The Congress of the People, formed two years ago by dissidents from South Africa’s ruling African National Congress, is in danger of disintegrating over a power struggle between its two top leaders.
Mosiuoa Lekota, a former defense minister and ANC chairman, was ousted as president at a party conference on May 29 and replaced by his deputy, Mbhazima Shilowa, an ex-labor union leader and governor of the central Gauteng province. Cope won 7.42 percent of the vote in 2009 parliamentary elections, making it the third-largest political party.
The weekend conference broke down into rowdy scenes, with the police called to intervene as delegates supporting the two rivals threw chairs at each other.
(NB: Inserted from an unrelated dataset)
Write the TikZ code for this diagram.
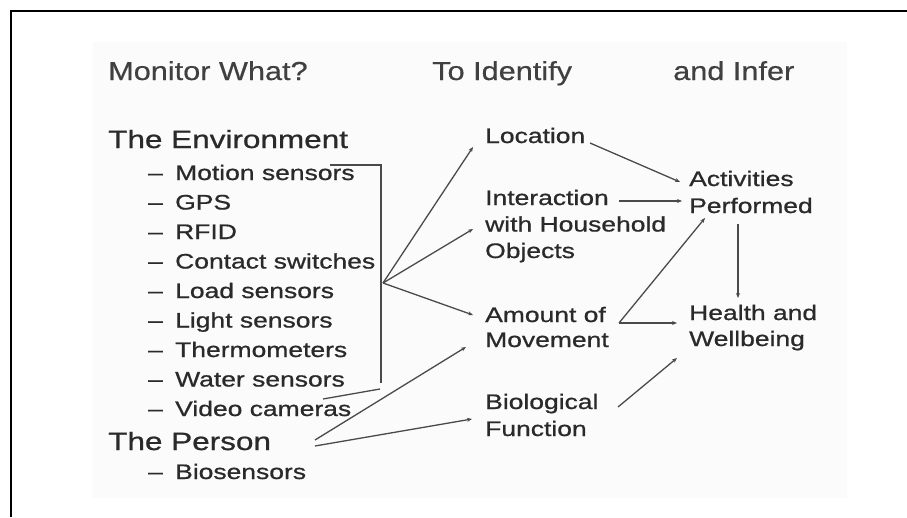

The leadership fight will “undermine a very fragile organization,” Zwelethu Jolobe, a politics lecturer at the University of Cape Town, said in a telephone interview today. “It is likely to hemorrhage votes. It could split.”
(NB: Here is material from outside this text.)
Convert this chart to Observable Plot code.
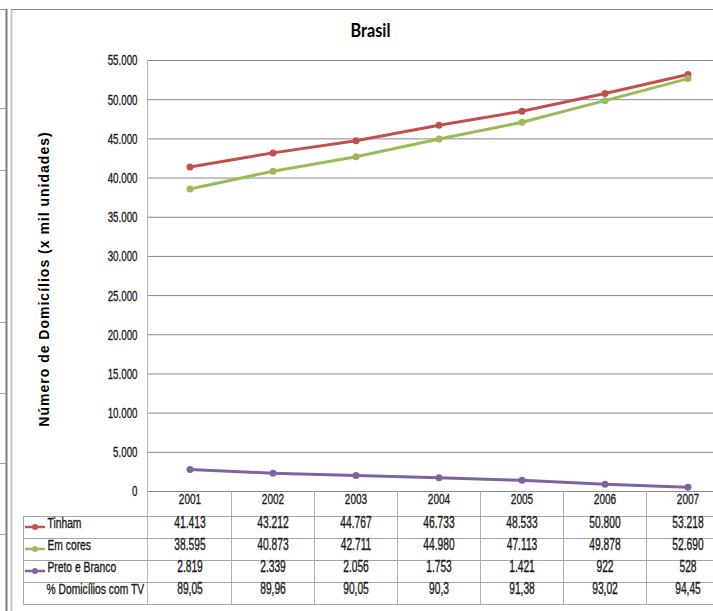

Cope’s leaders include several veterans of South Africa’s struggle for democracy who backed former president Thabo Mbeki’s failed 2007 bid to win a third term as head of the ANC, losing out to the current president, Jacob Zuma. Their credibility among the black majority gave them hope that the party had the potential to challenge the monopoly on power the ANC has held since winning the nation’s first all-race elections in 1994.
South Africa is due to hold local government elections next year, with national elections scheduled for 2014.
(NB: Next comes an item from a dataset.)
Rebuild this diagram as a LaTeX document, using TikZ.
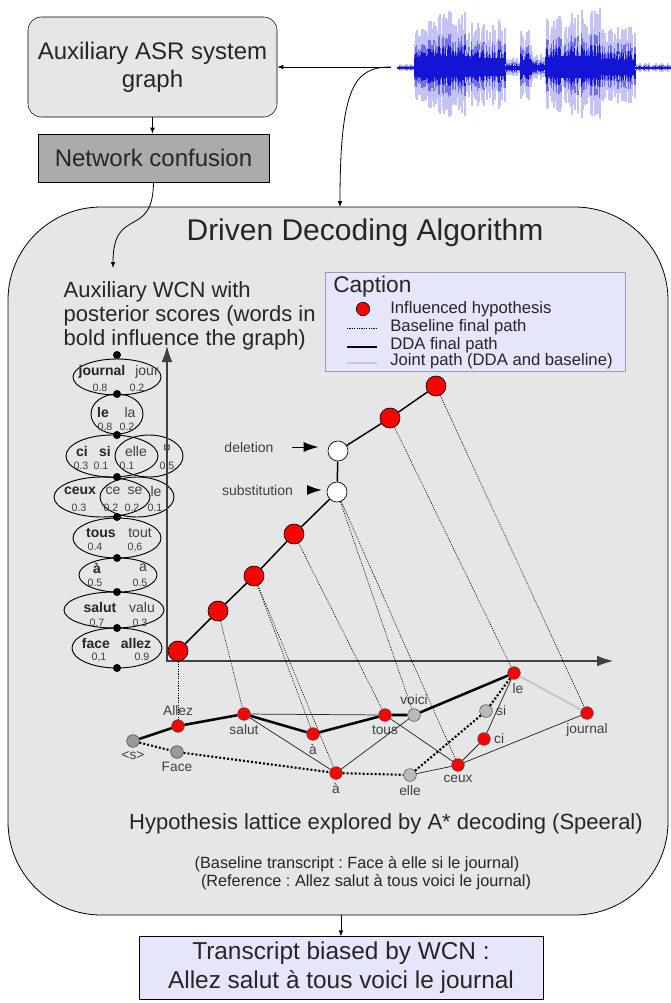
\documentclass[tikz,border=0pt]{standalone}
\usepackage{fontspec}
\setmainfont{Liberation Sans}
\usetikzlibrary{arrows.meta,positioning}
\frenchspacing

\definecolor{panel}{HTML}{E6E6E6}
\definecolor{ncgray}{HTML}{ABABAB}
\definecolor{lavender}{HTML}{E6E6FA}
\definecolor{capline}{HTML}{9A9AB8}
\definecolor{ink}{HTML}{262626}
\definecolor{soft}{HTML}{404040}
\definecolor{wavelight}{HTML}{C4C4F2}
\definecolor{wavemid}{HTML}{7070E8}
\definecolor{wavedark}{HTML}{1414D4}

\tikzset{
  box/.style={draw, align=center, text=ink, inner sep=2pt},
  hyp/.style={circle, draw, fill=red, line width=0.5pt, minimum size=15pt, inner sep=0pt},
  gap/.style={hyp, fill=white},
  lat/.style={circle, draw=black!70, fill=red, line width=0.4pt, minimum size=9.5pt, inner sep=0pt},
  latdark/.style={lat, fill=black!40},
  latlight/.style={lat, fill=black!27},
  wdot/.style={circle, fill=black, minimum size=6pt, inner sep=0pt},
  lbl/.style={font=\fontsize{10.3}{12}\selectfont, text=soft, inner sep=1pt},
  legend/.style={anchor=west, font=\fontsize{12.5}{14}\selectfont, text=ink, inner sep=0pt},
  wbold/.style={font=\bfseries\fontsize{10.5}{12}\selectfont, text=ink, inner sep=0pt},
  wnorm/.style={font=\fontsize{10.5}{12}\selectfont, text=soft, inner sep=0pt},
  wprob/.style={font=\fontsize{8}{10}\selectfont, text=soft, inner sep=0pt},
  feed/.style={-{Latex[length=4.5pt,width=3.5pt]}, line width=0.6pt},
  pointer/.style={-{Latex[length=11pt,width=7.5pt]}, line width=0.7pt},
  axis/.style={{Latex[length=12pt,width=8pt]}-{Latex[length=12pt,width=8pt]}, line width=0.8pt, draw=black!75},
  ddapath/.style={line width=1.9pt},
  basepath/.style={line width=1.6pt, dash pattern=on 1.5pt off 1.5pt},
  jointpath/.style={line width=1.6pt, draw=black!22},
  arc/.style={line width=0.55pt, draw=ink},
  proj/.style={line width=0.45pt, dash pattern=on 0.9pt off 0.9pt},
  wcn/.style={line width=0.7pt},
}

\begin{document}
\begin{tikzpicture}[x=0.75pt,y=-0.75pt, label distance=1.5pt]
\useasboundingbox (0,0) rectangle (671,1003);

% speech signal
\pgfmathsetseed{3}
\draw[wavemid, line width=0.4pt] (398,68) -- (671,68);
\foreach \a/\b/\h in {398/414/4, 415/428/40, 429/470/58, 471/505/48, 506/520/10,
    521/532/42, 533/545/14, 546/560/55, 561/600/60, 601/635/42, 636/671/5}{
  \foreach \x in {\a,...,\b}{
    \pgfmathsetmacro{\amp}{\h*(0.3+0.7*rnd)}
    \pgfmathsetmacro{\core}{max(0.4*\amp, 0.2*\h)}
    \draw[wavelight, line width=0.8pt] (\x,68-\amp) -- (\x,68+0.85*\amp);
    \draw[wavemid, line width=0.8pt] (\x,68-0.6*\amp) -- (\x,68+0.5*\amp);
    \draw[wavedark, line width=0.8pt] (\x,68-\core) -- (\x,68+0.8*\core);
  }
}
\coordinate (wave) at (391,67);

% auxiliary system
\node[box, rounded corners=10pt, fill=panel, minimum width=186.75pt, minimum height=75pt,
      font=\fontsize{18}{21}\selectfont] (asr) at (152.5,67) {Auxiliary ASR system\\graph};
\node[box, fill=ncgray, minimum width=173.25pt, minimum height=36pt,
      font=\fontsize{18}{21}\selectfont] (nc) at (153.5,158) {Network confusion};
\draw[feed] (asr.south) -- (asr.south |- nc.north);
\draw[feed] (wave) -- (asr.east);

% main panel
\node[draw, fill=panel, rounded corners=70pt, minimum width=495pt, minimum height=531pt,
      line width=0.6pt] (dda) at (338,561) {};
\coordinate (ddain) at (340,207);
\draw[feed] (wave) .. controls (355,67) and (340,85) .. (ddain);
\node[font=\fontsize{22.5}{26}\selectfont, text=ink] (title) at (365,233) {Driven Decoding Algorithm};

\node[anchor=west, align=left, font=\fontsize{16.5}{18}\selectfont, text=ink] (wcntxt) at (59,316)
  {Auxiliary WCN with\\posterior scores (words in\\bold influence the graph)};
\coordinate (wcnin) at (113,268);
\draw[feed] (nc.south) .. controls (153,240) and (113,205) .. (wcnin);

% caption
\node[draw=capline, fill=lavender, minimum width=225pt, minimum height=74pt] (cap) at (475,322) {};
\node[anchor=west, font=\fontsize{17}{20}\selectfont, text=ink, inner sep=0pt] (captitle) at (333,287) {Caption};
\node[hyp, minimum size=10pt] (legdot) at (363,309) {};
\node[legend] (leg1) at (390,309) {Influenced hypothesis};
\node[legend] (leg2) at (390,327) {Baseline final path};
\node[legend] (leg3) at (390,345) {DDA final path};
\node[legend] (leg4) at (390,361) {Joint path (DDA and baseline)};
\draw[proj, line width=0.6pt] (347,328) -- (377,328);
\draw[line width=1.4pt] (347,347) -- (377,347);
\draw[jointpath, line width=1.2pt] (347,363) -- (377,363);

% confusion network
\foreach \cx/\cy/\rx/\ry in {117/377/44/18, 117/414/26/20, 112/456/46/21, 149/456/34/21,
    102/497/48/20, 137/497/37/20, 117/538/44/20, 118/575/39/17, 114/610/50/18, 117/648/45/20}
  \draw[wcn] (\cx,\cy) ellipse [x radius=\rx, y radius=\ry];
\foreach \y [count=\i from 0] in {355,394,435,477,517,558,592,628,668}
  \node[wdot] (w\i) at (117,\y) {};

\node[wbold] at (102,372) {journal};
\node[wnorm] at (147,372) {jour};
\node[wprob] at (100,388) {0.8};
\node[wprob] at (137,388) {0.2};
\node[wbold] at (103,412) {le};
\node[wnorm] at (130,412) {la};
\node[wprob] at (105,427) {0.8};
\node[wprob] at (127,427) {0.2};
\node[wbold] at (82,451) {ci};
\node[wbold] at (105,451) {si};
\node[wnorm] at (136,451) {elle};
\node[wnorm] at (167,449) {¤};
\node[wprob] at (81,466) {0.3};
\node[wprob] at (101,466) {0.1};
\node[wprob] at (127,466) {0.1};
\node[wprob] at (167,466) {0.5};
\node[wbold] at (80,491) {ceux};
\node[wnorm] at (113,491) {ce};
\node[wnorm] at (135,491) {se};
\node[wnorm] at (156,491) {le};
\node[wprob] at (79,508) {0.3};
\node[wprob] at (111,508) {0.2};
\node[wprob] at (132,508) {0.2};
\node[wprob] at (155,508) {0.1};
\node[wbold] at (101,533) {tous};
\node[wnorm] at (140,533) {tout};
\node[wprob] at (95,547) {0.4};
\node[wprob] at (135,547) {0,6};
\node[wbold] at (97,568) {à};
\node[wnorm] at (143,568) {a};
\node[wprob] at (95,583) {0.5};
\node[wprob] at (140,583) {0.5};
\node[wbold] at (100,607) {salut};
\node[wnorm] at (142,607) {valu};
\node[wprob] at (97,623) {0.7};
\node[wprob] at (140,623) {0.3};
\node[wbold] at (96,643) {face};
\node[wbold] at (136,643) {allez};
\node[wprob] at (99,657) {0,1};
\node[wprob] at (142,657) {0.9};

% search space
\coordinate (ytip) at (167,346);
\coordinate (xtip) at (613,661);
\draw[axis] (ytip) |- (xtip);

\node[hyp] (p1) at (178,651) {};
\node[hyp] (p2) at (218,611) {};
\node[hyp] (p3) at (254,576) {};
\node[hyp] (p4) at (294,534) {};
\node[gap] (p5) at (337,492) {};
\node[gap] (p6) at (338,451) {};
\node[hyp] (p7) at (390,418) {};
\node[hyp] (p8) at (436,386) {};
\draw[line width=1.1pt] (p1) -- (p2) -- (p3) -- (p4) -- (p5) -- (p6) -- (p7) -- (p8);

\node[lbl, font=\fontsize{10.5}{12}\selectfont] (dellbl) at (249,447) {deletion};
\node[lbl, font=\fontsize{10.5}{12}\selectfont] (sublbl) at (257.5,490) {substitution};
\draw[pointer] ([xshift=13pt]dellbl.east) -- ([xshift=-7pt]dellbl.east -| p6.west);
\draw[pointer] ([xshift=9pt]sublbl.east) -- ([xshift=-3.75pt]sublbl.east -| p5.west);

% lattice
\node[latdark, label={[lbl]below:\textless s\textgreater}] (s) at (133,741) {};
\node[latdark, label={[lbl]below:Face}] (face) at (177,752) {};
\node[lat, label={[lbl]above:Allez}] (allez) at (178,726) {};
\node[lat, label={[lbl]below:salut}] (salut) at (244,714) {};
\node[lat, label={[lbl]below:à}] (a1) at (313,734) {};
\node[lat, label={[lbl]below:à}] (a2) at (336,773) {};
\node[lat, label={[lbl]below:tous}] (tous) at (385,715) {};
\node[latlight, label={[lbl]above:voici}] (voici) at (414,715) {};
\node[latlight, label={[lbl]below:elle}] (elle) at (410,775) {};
\node[lat, label={[lbl]below:ceux}] (ceux) at (458,765) {};
\node[lat, label={[lbl]right:ci}] (ci) at (484,739) {};
\node[latlight, label={[lbl]right:si}] (si) at (486,711) {};
\node[lat, label={[lbl, xshift=3pt]below:le}] (le) at (514,673) {};
\node[lat, label={[lbl]below:journal}] (journal) at (587,713) {};

\draw[arc] (salut) -- (tous);
\draw[arc] (salut) -- (a2);
\draw[arc] (a2) -- (voici);
\draw[arc] (tous) -- (ceux);
\draw[arc] (elle) -- (ceux) -- (ci) -- (le);
\draw[arc] (ceux) -- (journal);
\draw[ddapath] (s) -- (allez) -- (salut) -- (a1) -- (tous) -- (voici) -- (le);
\draw[jointpath] (le) -- (journal);
\draw[basepath] (s) -- (face) -- (a2) -- (elle) -- (si) -- (le);

\foreach \a/\b in {p1/allez, p2/salut, p3/a1, p3/a2, p4/tous, p5/voici, p5/ceux, p7/le, p8/journal}
  \draw[proj] (\a) -- (\b);

\node[font=\fontsize{16.5}{19}\selectfont, text=ink] (latcap) at (386,824)
  {Hypothesis lattice explored by A* decoding (Speeral)};
\node[font=\fontsize{12.2}{14.5}\selectfont, text=ink] (basetxt) at (357,864)
  {(Baseline transcript : Face à elle si le journal)};
\node[font=\fontsize{12.2}{14.5}\selectfont, text=ink] (reftxt) at (366,882)
  {(Reference : Allez salut à tous voici le journal)};

% output
\node[box, fill=lavender, minimum width=303pt, minimum height=47pt,
      font=\fontsize{18.3}{21.5}\selectfont] (tr) at (341,968)
  {Transcript biased by WCN :\\Allez salut à tous voici le journal};
\draw[feed] (dda.south -| tr.north) -- (tr.north);
\end{tikzpicture}
\end{document}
Lekota said he remains Cope’s rightful leader and the attempt to remove him was unlawful because he had obtained a court order preventing the party from holding elections until a dispute over membership accreditation was resolved.
“We must ask the court to urgently set aside all of those decisions that affect the smooth running of the leadership structures of the Congress of the People,” he told reporters in Johannesburg today.
Other party officials said Shilowa enjoyed overwhelming support and the vote of no confidence in Lekota did not constitute an election and thus was valid.
“Maybe there are people who want to break away, but it’s a tiny group,” Cope spokesman Sipho Ngwenya said by telephone from Johannesburg today. “There was a tiny block that associated itself with Mr. Lekota.”